Thorium itself can be difficult to recycle because it is contaminated by highly radioactive Th-228 and despite the lower overall radioactivity, the waste from thorium plants will still take several hundred years to decay to safe levels.
THE FUTURE FOR THORIUM
So thorium still needs work before it is ready for commercialisation. And there is a risk that thorium may not be taken up by the broader industry at all. Industry observers believe that even India may not carry on with thorium reactors if it can obtain reliable uranium supplies. Uranium is still relatively cheap, although the supply market is tightening – particularly with the massive nuclear programs underway in, for example, Asian countries.
Despite the fact that there is much more thorium available than there is uranium, uranium is not likely to run out, yet. Although there is only another 50 years for the relatively rich uranium ores, less-concentrated sources will then be attacked at the expense of higher extraction costs.

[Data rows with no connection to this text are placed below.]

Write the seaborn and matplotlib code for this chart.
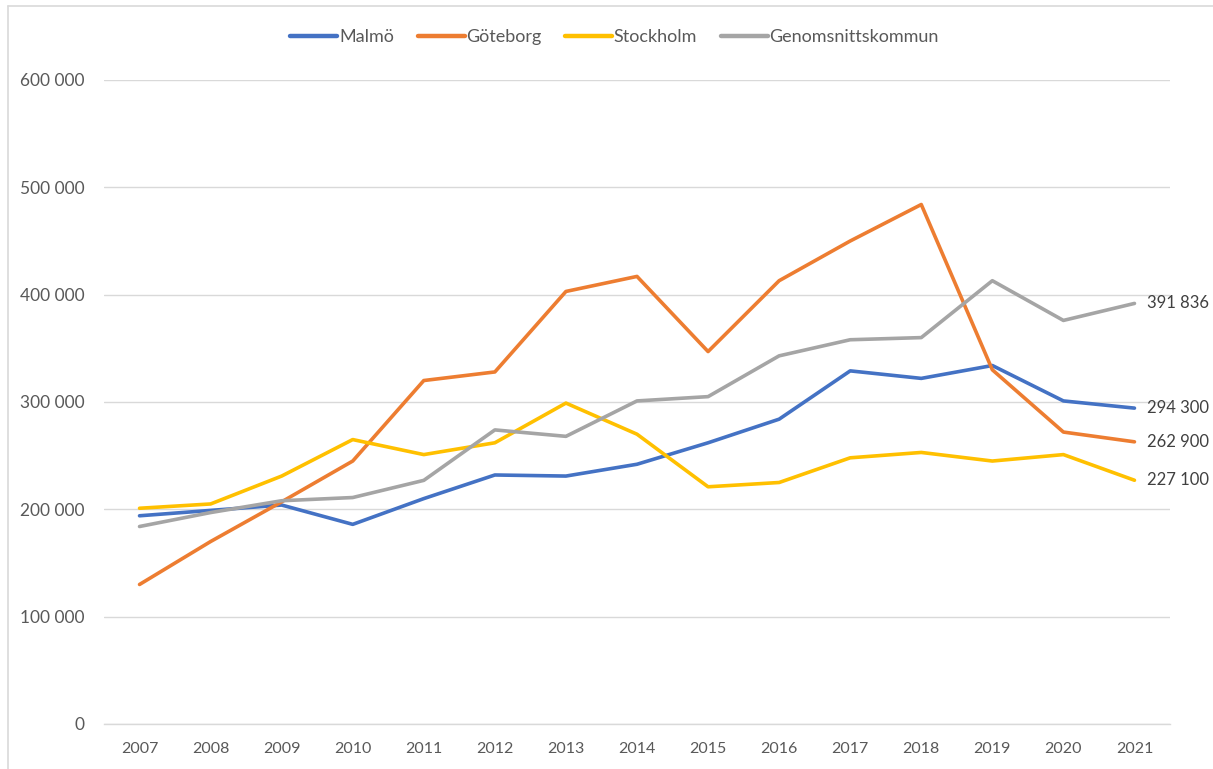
import matplotlib
matplotlib.use("Agg")
import matplotlib.pyplot as plt
import seaborn as sns
import pandas as pd
from matplotlib.lines import Line2D

years = list(range(2007, 2022))
series_names = ["Malmö", "Göteborg", "Stockholm", "Genomsnittskommun"]
malmo = [194000, 199000, 204000, 186000, 210000, 232000, 231000, 242000, 262000, 284000, 329000, 322000, 334000, 301000, 294300]
goteborg = [130000, 170000, 207000, 245000, 320000, 328000, 403000, 417000, 347000, 413000, 450000, 484000, 330000, 272000, 262900]
stockholm = [201000, 205000, 231000, 265000, 251000, 262000, 299000, 270000, 221000, 225000, 248000, 253000, 245000, 251000, 227100]
genomsnitt = [184000, 197000, 208000, 211000, 227000, 274000, 268000, 301000, 305000, 343000, 358000, 360000, 413000, 376000, 391836]
end_labels = ["294 300", "262 900", "227 100", "391 836"]
y_ticks = [0, 100000, 200000, 300000, 400000, 500000, 600000]
y_tick_labels = ["0", "100 000", "200 000", "300 000", "400 000", "500 000", "600 000"]
colors = ["#4472C4", "#ED7D31", "#FFC000", "#A5A5A5"]

values = [malmo, goteborg, stockholm, genomsnitt]
rows = []
for name, vals in zip(series_names, values):
    for yr, v in zip(years, vals):
        rows.append({"year": yr, "value": v, "series": name})
df = pd.DataFrame(rows)

sns.set_theme(style="white")
plt.rcParams["font.family"] = ["Lato", "DejaVu Sans"]

fig = plt.figure(figsize=(12.13, 7.69), dpi=100)
ax = fig.add_axes([104 / 1213, 45 / 769, (1170 - 104) / 1213, (724 - 80) / 769])

sns.lineplot(data=df, x="year", y="value", hue="series", hue_order=series_names,
             palette=colors, linewidth=2.6, ax=ax, legend=True)

ax.set_xlim(2006.5, 2021.5)
ax.set_ylim(0, 600000)
ax.set_xticks(years)
ax.set_xticklabels([str(y) for y in years], fontsize=11.5, color="#595959")
ax.set_yticks(y_ticks)
ax.set_yticklabels(y_tick_labels, fontsize=12.5, color="#595959")
ax.tick_params(axis="x", length=0, pad=13)
ax.tick_params(axis="y", length=0, pad=14)
ax.set_xlabel("")
ax.set_ylabel("")
ax.grid(axis="y", color="#D9D9D9", linewidth=1.0)
ax.set_axisbelow(True)
for s in ["top", "right", "left"]:
    ax.spines[s].set_visible(False)
ax.spines["bottom"].set_color("#D9D9D9")
ax.spines["bottom"].set_linewidth(1.0)

for vals, lab in zip(values, end_labels):
    ax.annotate(lab, xy=(years[-1], vals[-1]), xytext=(9, 0), textcoords="offset points",
                va="center", ha="left", fontsize=12, color="#404040", annotation_clip=False)

leg = ax.legend(loc="center", bbox_to_anchor=(0.479, 1.067), ncol=4, frameon=False,
                fontsize=13, handlelength=2.6, columnspacing=1.3, handletextpad=0.1,
                labelcolor="#595959")
for line in leg.get_lines():
    line.set_linewidth(3.2)

fig.lines.append(Line2D([8 / 1213, 8 / 1213], [0, 1 - 6 / 769], transform=fig.transFigure,
                        color="#D9D9D9", linewidth=1.2))
fig.lines.append(Line2D([8 / 1213, 1], [1 - 6 / 769, 1 - 6 / 769], transform=fig.transFigure,
                        color="#D9D9D9", linewidth=1.2))

fig.savefig("out.png", dpi=100)
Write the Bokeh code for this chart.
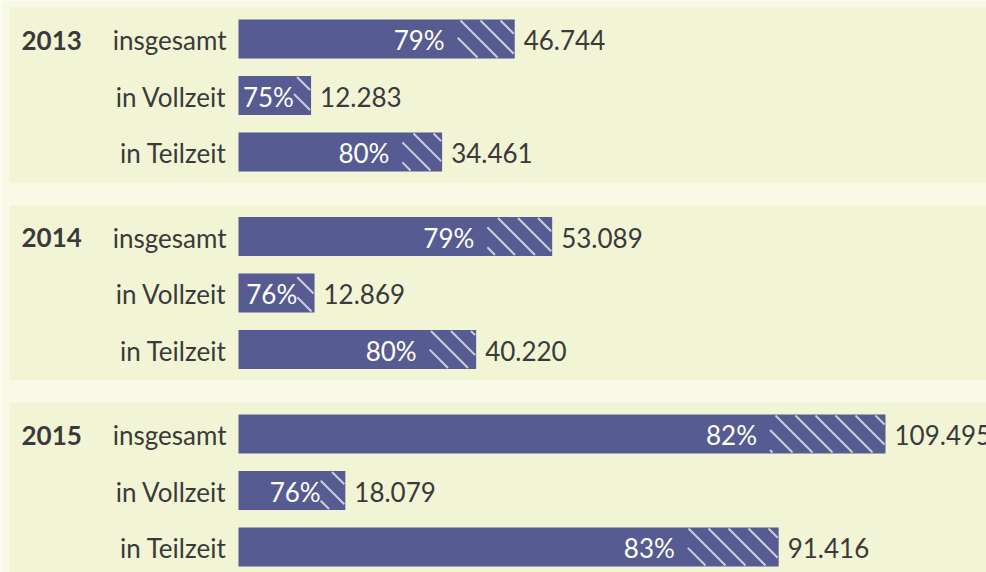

Granite and other rocks also hold uranium – it is even present in coal in trace amounts (the uranium is normally released into the atmosphere, although in theory fissioning even the trace amounts that are burned off could produce more energy than burning the coal itself). But these new sources may not even be needed as some fast reactors also breed more uranium-238 than they consume.
Thorium could be a major step towards making nuclear power cleaner, safer and more secure.
If ADS ever becomes viable, the technology could be used to burn off radioactive uranium and plutonium wastes, reducing them to isotopic elements that are easier to handle. But economic reasons alone will not lead to thorium adoption – in a lot of cases it will take the placement of a legal requirement by governments to for power companies to make this shift.
Given the new rising fear factor in regards to terrorism though, thorium adoption could meet other political needs by allowing uranium mining and plutonium production to be outlawed altogether. Without that, though, in the near future thorium's contribution to the world's power will be limited.